Farrow v. United States

Citation150 F. Supp. 581
Decision Date25 April 1957
Docket Number20876.,No. 20875,20875
PartiesRobert L. FARROW and Tonia F. Farrow, Plaintiffs, v. UNITED STATES of America, Defendant. William L. FARROW, Individually, and as Executor of the Estate of Eileen H. Farrow, Deceased, Plaintiff, v. UNITED STATES of America, Defendant.
CourtU.S. District Court — Southern District of California

Denio, Hart, Taubman & Simpson, Long Beach, Cal., for plaintiffs.

Laughlin E. Waters, U. S. Atty., Edward R. McHale, Asst. U. S. Atty., Los Angeles, Cal., for the United States.

YANKWICH, Chief Judge.

Robert L. Farrow and Tonia F. Farrow, husband and wife, in one action seek to recover the total sum of $734.14 which it is alleged was erroneously and illegally collected by the defendant from them as a penalty under § 294(d) (2), Internal Revenue Code of 1939, 26 U.S. C.A. § 294(d) (2), for alleged substantial underestimation of estimated taxes, as follows:

(1) For the tax year 1951, for the sum of $71.06, together with interest from March 15, 1952, to and including March 8, 1956;

(2) For the tax year 1952, the sum of $100.72, with interest thereon at the rate of six per cent computed as such from March 15, 1953, to and including March 8, 1956;

(3) For the tax year 1953, the sum of $562.36 with interest thereon at the rate of six per cent per annum from March 15, 1954, to and including March 8, 1956;

(4) For interest at the rate of six per cent per annum from March 8, 1956, on the total sum.

In a companion case William L. Farrow, individually and as executor of the estate of Eileen H. Farrow, deceased, seeks to recover the total sum of $1363.31 which it is alleged was erroneously and illegally collected from plaintiff as a penalty under § 294(d) (2), Internal Revenue Code of 1939, for alleged substantial underestimation of estimated taxes, as follows:

(1) For the tax year 1951, for the sum of $350.71, together with interest from March 15, 1952, to and including March 8, 1956;

(2) For the tax year 1952, the sum of $343.33 with interest thereon at the rate of six per cent computed as such from March 15, 1953, to and including March 8, 1956;

(3) For the tax year 1953, the sum of $669.27 with interest thereon at the rate of six per cent per annum from March 15, 1954, to and including March 8, 1956;

(4) For interest at the rate of six per cent per annum from March 8, 1956, on the total sum.

The facts from which the controversy stems are not in dispute.
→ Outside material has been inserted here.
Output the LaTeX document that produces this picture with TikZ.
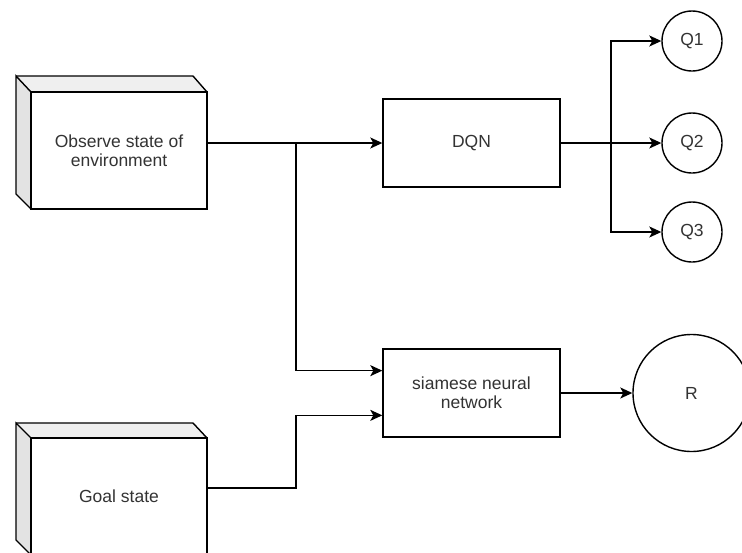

During the years involved, the plaintiffs filed joint income tax returns on a calendar year basis. They failed to make and file declarations of estimated tax although required so to do, and failed to show to the satisfaction of the Commissioner that such failure, in each instance, was not due to willful neglect. Pursuant to § 294(d) (1) (A) of the Internal Revenue Code of 1939, penalties were assessed against the plaintiffs for such failures to file. The penalties were paid and the propriety of their assessment and payment is not disputed in these actions.

During all the years at issue in the action, the Commissioner of Internal Revenue also assessed against the plaintiffs penalties under § 294(d) (2) of the Internal Revenue Code of 1939, for substantial underestimation of estimated taxes. The Commissioner arrived at his determination of the amounts, in each instance, by using a zero value for the estimated tax. There is no controversy between the parties as to the correctness of the computation of the amount of the penalties so assessed and paid.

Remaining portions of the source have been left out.